Begin GIVEN DATA

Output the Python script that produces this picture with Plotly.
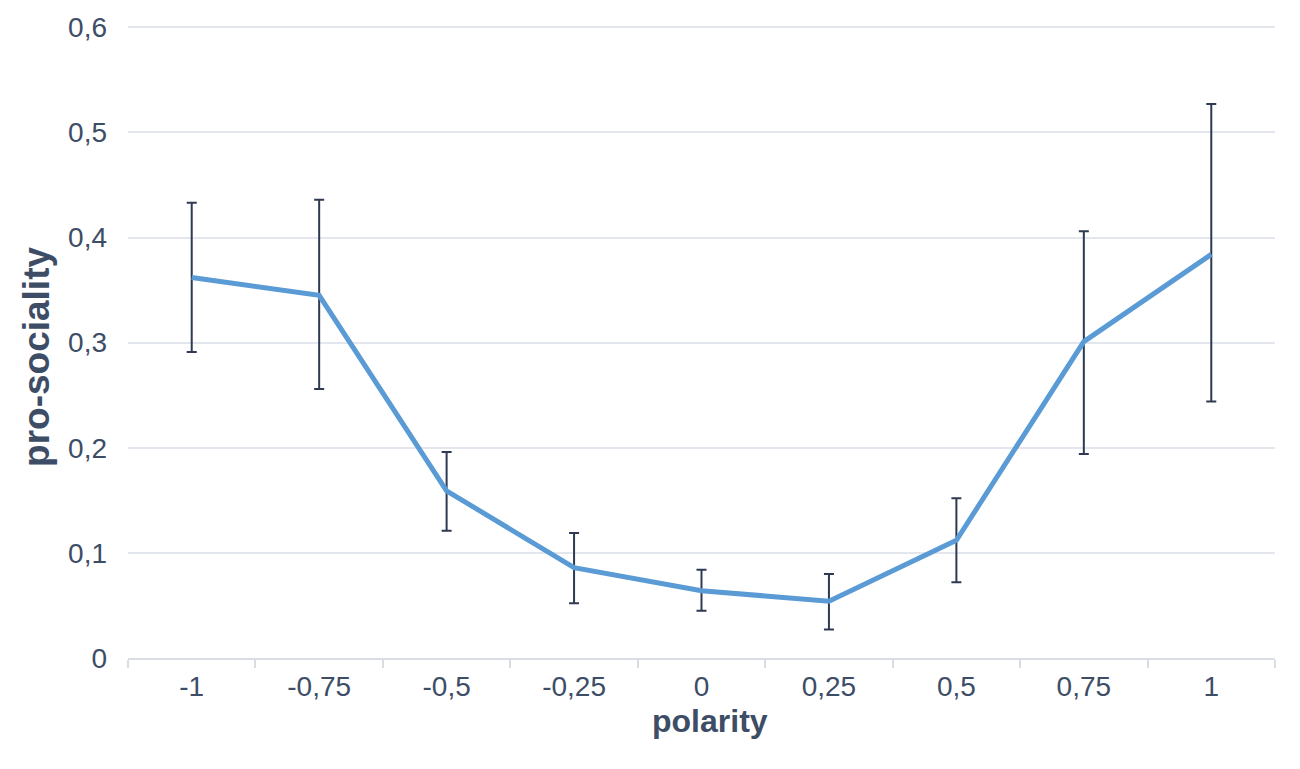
import plotly.graph_objects as go

categories = ["-1", "-0,75", "-0,5", "-0,25", "0", "0,25", "0,5", "0,75", "1"]
prosociality = [0.362, 0.345, 0.159, 0.086, 0.064, 0.054, 0.112, 0.301, 0.384]
err_plus = [0.071, 0.091, 0.037, 0.033, 0.020, 0.026, 0.040, 0.105, 0.143]
err_minus = [0.071, 0.089, 0.038, 0.034, 0.019, 0.027, 0.040, 0.107, 0.140]
y_ticks = [0, 0.1, 0.2, 0.3, 0.4, 0.5, 0.6]
y_ticktext = ["0", "0,1", "0,2", "0,3", "0,4", "0,5", "0,6"]

text_color = "#3d4d66"

# plot area in pixels (for placing axis titles)
L, R, T, B = 128, 25, 24, 111
W, H = 1300, 769
pw, ph = W - L - R, H - T - B

fig = go.Figure()
fig.add_trace(go.Scatter(
    x=categories, y=prosociality, mode="lines",
    line=dict(color="#5b9bd5", width=5),
    error_y=dict(type="data", symmetric=False, array=err_plus, arrayminus=err_minus,
                 color="#2e3a52", thickness=2, width=5),
    showlegend=False,
))

fig.update_layout(
    width=W, height=H,
    margin=dict(l=L, r=R, t=T, b=B),
    paper_bgcolor="white", plot_bgcolor="white",
    separators=",.",
    font=dict(family="Liberation Sans, Arial, Helvetica, sans-serif", color=text_color, size=28),
    xaxis=dict(
        type="category", range=[-0.5, 8.5], tickson="boundaries", ticks="outside", ticklen=8,
        tickcolor="#d8dde6", tickwidth=2, showline=True, linecolor="#d8dde6", linewidth=2,
        showgrid=False, tickfont=dict(size=28, color=text_color),
        ticklabelstandoff=2,
    ),
    yaxis=dict(
        range=[0, 0.6012], tickvals=y_ticks, ticktext=y_ticktext,
        showgrid=True, gridcolor="#e3e6ec", gridwidth=2, zeroline=False, showline=False,
        tickfont=dict(size=28, color=text_color), ticklabelstandoff=20,
    ),
    annotations=[
        dict(text="<b>polarity</b>", xref="paper", yref="paper",
             x=(710 - L) / pw, y=-(721 - (H - B)) / ph,
             xanchor="center", yanchor="middle", showarrow=False,
             font=dict(size=32, color=text_color)),
        dict(text="<b>pro-sociality</b>", xref="paper", yref="paper",
             x=(37 - L) / pw, y=((H - B) - 356) / ph, textangle=-90,
             xanchor="center", yanchor="middle", showarrow=False,
             font=dict(size=37, color=text_color)),
    ],
)

fig.write_html("out.html")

End GIVEN DATA

TASK —
Repeat the listing in full and exactly. Do not include any images.

CORRECT RESULT —
Output the Python script that produces this picture with Plotly.
import plotly.graph_objects as go

categories = ["-1", "-0,75", "-0,5", "-0,25", "0", "0,25", "0,5", "0,75", "1"]
prosociality = [0.362, 0.345, 0.159, 0.086, 0.064, 0.054, 0.112, 0.301, 0.384]
err_plus = [0.071, 0.091, 0.037, 0.033, 0.020, 0.026, 0.040, 0.105, 0.143]
err_minus = [0.071, 0.089, 0.038, 0.034, 0.019, 0.027, 0.040, 0.107, 0.140]
y_ticks = [0, 0.1, 0.2, 0.3, 0.4, 0.5, 0.6]
y_ticktext = ["0", "0,1", "0,2", "0,3", "0,4", "0,5", "0,6"]

text_color = "#3d4d66"

# plot area in pixels (for placing axis titles)
L, R, T, B = 128, 25, 24, 111
W, H = 1300, 769
pw, ph = W - L - R, H - T - B

fig = go.Figure()
fig.add_trace(go.Scatter(
    x=categories, y=prosociality, mode="lines",
    line=dict(color="#5b9bd5", width=5),
    error_y=dict(type="data", symmetric=False, array=err_plus, arrayminus=err_minus,
                 color="#2e3a52", thickness=2, width=5),
    showlegend=False,
))

fig.update_layout(
    width=W, height=H,
    margin=dict(l=L, r=R, t=T, b=B),
    paper_bgcolor="white", plot_bgcolor="white",
    separators=",.",
    font=dict(family="Liberation Sans, Arial, Helvetica, sans-serif", color=text_color, size=28),
    xaxis=dict(
        type="category", range=[-0.5, 8.5], tickson="boundaries", ticks="outside", ticklen=8,
        tickcolor="#d8dde6", tickwidth=2, showline=True, linecolor="#d8dde6", linewidth=2,
        showgrid=False, tickfont=dict(size=28, color=text_color),
        ticklabelstandoff=2,
    ),
    yaxis=dict(
        range=[0, 0.6012], tickvals=y_ticks, ticktext=y_ticktext,
        showgrid=True, gridcolor="#e3e6ec", gridwidth=2, zeroline=False, showline=False,
        tickfont=dict(size=28, color=text_color), ticklabelstandoff=20,
    ),
    annotations=[
        dict(text="<b>polarity</b>", xref="paper", yref="paper",
             x=(710 - L) / pw, y=-(721 - (H - B)) / ph,
             xanchor="center", yanchor="middle", showarrow=False,
             font=dict(size=32, color=text_color)),
        dict(text="<b>pro-sociality</b>", xref="paper", yref="paper",
             x=(37 - L) / pw, y=((H - B) - 356) / ph, textangle=-90,
             xanchor="center", yanchor="middle", showarrow=False,
             font=dict(size=37, color=text_color)),
    ],
)

fig.write_html("out.html")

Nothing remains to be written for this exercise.